Au sujet de l’acquisition des aptitudes à l’apostolat

La formation a pour objectif de " former des hommes apostoliques, pasteurs de leur peuple " dit la Ratio institutionis sacerdotalis (p. 47). Parmi les aptitudes requises, sont mentionnées " l’habileté pratique ", " l’ouverture ", comme aussi, de manière équivalente, le dynamisme et la capacité à jouer de ses limites, la capacité de collaborer avec des gens fort divers et de s’adapter à des paysages humains avec lesquels on n’est pas spontanément accordé, etc.

Ce que l’on entend dire le plus souvent à ce sujet est contrasté, mais globalement positif.

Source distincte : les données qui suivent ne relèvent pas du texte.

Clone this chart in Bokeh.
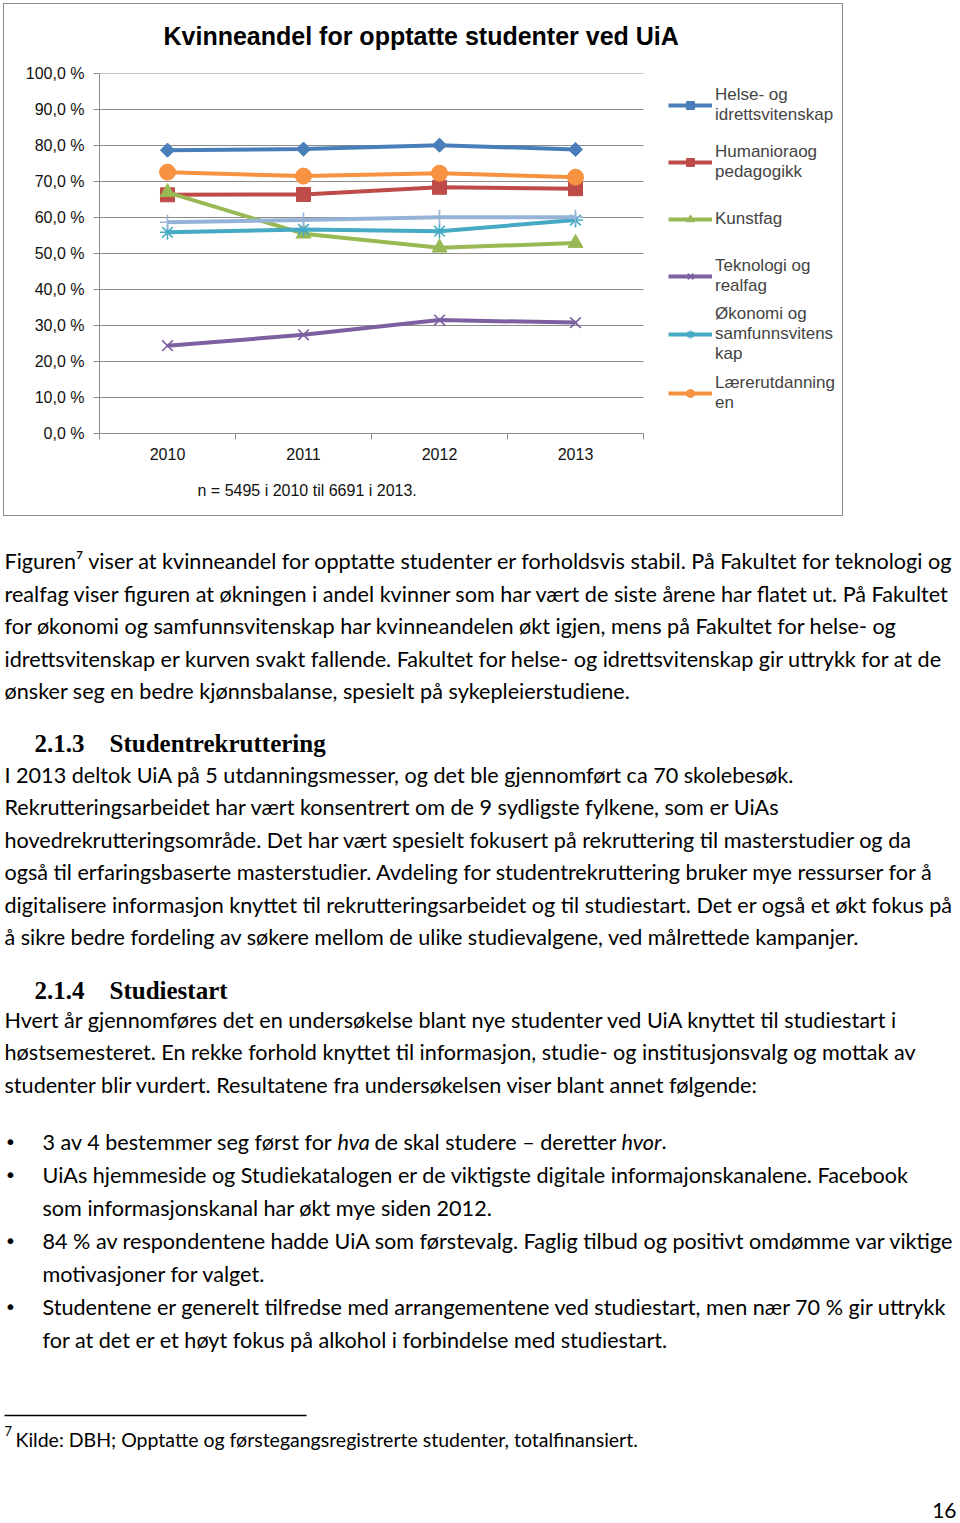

Au chapitre des difficultés, on mentionne qu’étant généralement moins souples que les jeunes - au physique et au mental - les hommes d’âge mûr auront du mal à se plier à certaines exigences du ministère, comme la disponibilité à une population chrétienne (et autre), ou l’adaptabilité face à des attentes évolutives ou quand il faut changer de poste.

Au chapitre des avantages de l’âge plus avancé, on retient - à juste titre sans aucun doute - que l’expérience humaine acquise (familiale, professionnelle, civique) peut donner un plus à la prédication et à l’accompagnement des personnes, des familles, des équipes de vie.

De toute façon, la venue au presbytérat d’hommes d’âge mûr, tout autant que celle des jeunes, obéit à la double condition de la volonté de Dieu qui appelle et de l’engagement persévérant de l’Eglise à convaincre de la nécessité de ce ministère et à ne pas cacher les joies qu’il procure. L’injonction est toujours la même, celle de prier le maître de la moisson pour qu’il envoie des ouvriers à sa moisson.